MEXICAN SCALLOPS WITH CORN SALSA
COOKBOOK: The Australian Women’s Weekly - Kitchen
OMG if only scallops were cheaper to buy! These wraps were absolutely delicious. What a great substitute for chicken or beef and a great choice for a healthy lunch. I used Indian roti flat bread but you can use any other that you may like.
This will most certainly impress the fussiest of eaters!
1kg of scallops, roe removed
2 cloves of garlic, crushed
lime juice (of 1 lime juice)
2 tablespoon olive oil
1 tablespoon of butter
1 corn on the cob, removed from skin
200g cherry tomatoes, cut in half lengthways
1 medium red onion, diced
1 medium green capsicum, diced
1 teaspoon cumin
1 handful of parsley, chopped finely
8 flat bread (I used roti)
60mls of lime juice - approx 3 limes
1 tablespoon sweet chilli sauce
Mix all ingredients and set side for dressing
Combine scallops, garlic, lime juice. Refrigerate for 1-2hrs.
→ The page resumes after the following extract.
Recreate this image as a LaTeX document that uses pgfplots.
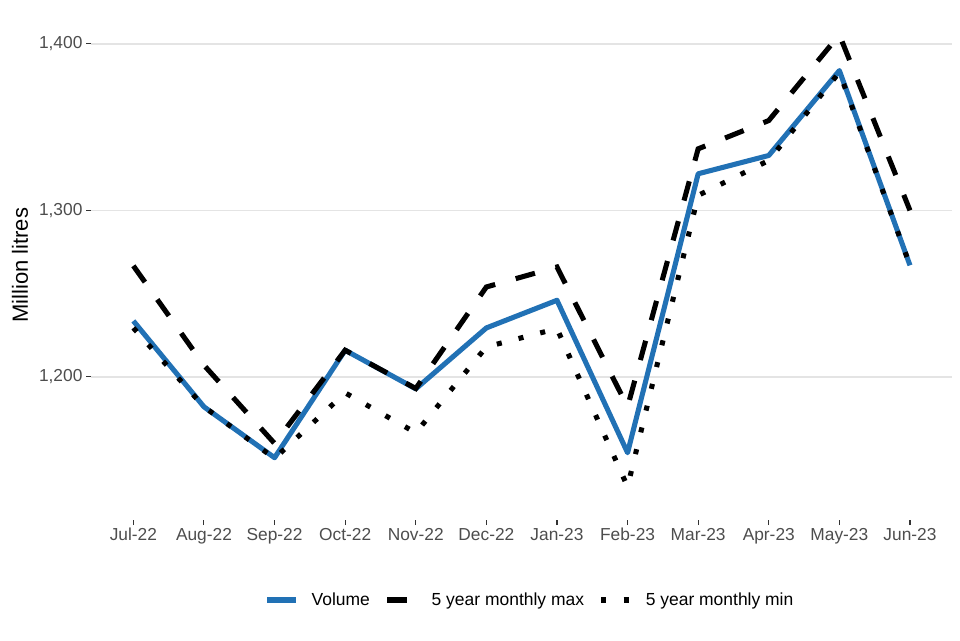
\documentclass[border=0pt]{standalone}
\usepackage{fontspec}
\setmainfont{Liberation Sans}
\usepackage{pgfplots}
\pgfplotsset{compat=1.18}
\definecolor{volblue}{RGB}{33,113,181}
\definecolor{gridgray}{RGB}{228,228,228}
\definecolor{ticktext}{RGB}{77,77,77}
\definecolor{tickcol}{RGB}{51,51,51}
\begin{document}
\begin{tikzpicture}
\path[use as bounding box] (0,0) rectangle (720pt,480pt);
\begin{axis}[
  at={(68.25pt,90pt)}, anchor=south west,
  scale only axis,
  width=646pt, height=382pt,
  xmin=-0.6, xmax=11.6,
  ymin=1114, ymax=1420,
  axis x line*=bottom, axis y line*=left,
  axis line style={draw=none},
  xtick={0,...,11},
  xticklabels={Jul-22,Aug-22,Sep-22,Oct-22,Nov-22,Dec-22,Jan-23,Feb-23,Mar-23,Apr-23,May-23,Jun-23},
  ytick={1200,1300,1400},
  yticklabels={{1,200},{1,300},{1,400}},
  tick align=outside,
  major tick length=3.75pt,
  tick style={color=tickcol, line width=0.8pt},
  ticklabel style={font=\fontsize{13}{15}\selectfont, text=ticktext},
  yticklabel style={inner sep=2.5pt},
  xticklabel style={inner sep=2pt},
  ymajorgrids,
  grid style={line width=1.1pt, color=gridgray},
  ylabel={Million litres},
  every axis y label/.style={at={(rel axis cs:-0.0825,0.5)}, rotate=90, anchor=center, font=\fontsize{16.5}{18}\selectfont},
  clip=false,
  legend columns=3,
  legend style={at={(0.5085,-0.157)}, anchor=center, draw=none, fill=none,
    font=\fontsize{13.1}{15}\selectfont,
    column sep=0pt,
    /tikz/every odd column/.append style={column sep=9.5pt},
    /tikz/every even column/.append style={column sep=11pt},
    nodes={inner sep=0pt}},
  legend cell align=left,
  legend image code/.code={\draw[#1] (0pt,0pt) -- (22pt,0pt);},
]
\addplot[volblue, line width=3.8pt, line join=round] coordinates {
(0,1233.6) (1,1182) (2,1151.4) (3,1216) (4,1192.8) (5,1229.4) (6,1246) (7,1154.4) (8,1322) (9,1333) (10,1384) (11,1267)};
\addlegendentry{Volume}
\addplot[black, line width=3.8pt, line cap=butt, dash pattern=on 15pt off 16pt] coordinates {
(0,1266.7) (1,1207) (2,1160) (3,1216) (4,1193) (5,1254) (6,1266) (7,1182) (8,1337) (9,1354) (10,1405.5) (11,1300)};
\addlegendentry{5 year monthly max}
\addplot[black, line width=3.8pt, line cap=butt, dash pattern=on 3.8pt off 13pt] coordinates {
(0,1229.4) (1,1182) (2,1151) (3,1190.4) (4,1166.4) (5,1218) (6,1229) (7,1134) (8,1309) (9,1330) (10,1383) (11,1267)};
\addlegendentry{5 year monthly min}
\end{axis}
\end{tikzpicture}
\end{document}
Add corn in water and bring to boil. Boil for 5 min and drain. Allow it to cool down for another 5min. Carefully with a sharp knife, cut down to cob and remove the kernels. This can be left in pieces.
Add 1 tablespoon of olive oil in deep frying pan, add red onion and fry for 2 mins, add salt and pepper, and cumin.
Add capsicum to the onion mixture. Fry for a further min or two. Add parsley. Add corn kernel pieces and if too large , break them lightly with a spoon. Add the tomatoes. Fry for another min and set aside.
In another frying pan, add 1 tablespoon of olive oil and 1 tablespoon of butter. Wait for the butter to melt and add the scallops. It should only take approx 2-3 mins on each side. You will find that after you turn them, they will start to turn golden in colour and absorb all the juices in the pan. Remove from pan and add them in the corn mixture.
Heat up roti bread or use any other flat bread.
Spread some sour cream on the flat bread. Add a large spoonful of scallop and corm mixture on the flat bread and roll up to secure. Ready to be served.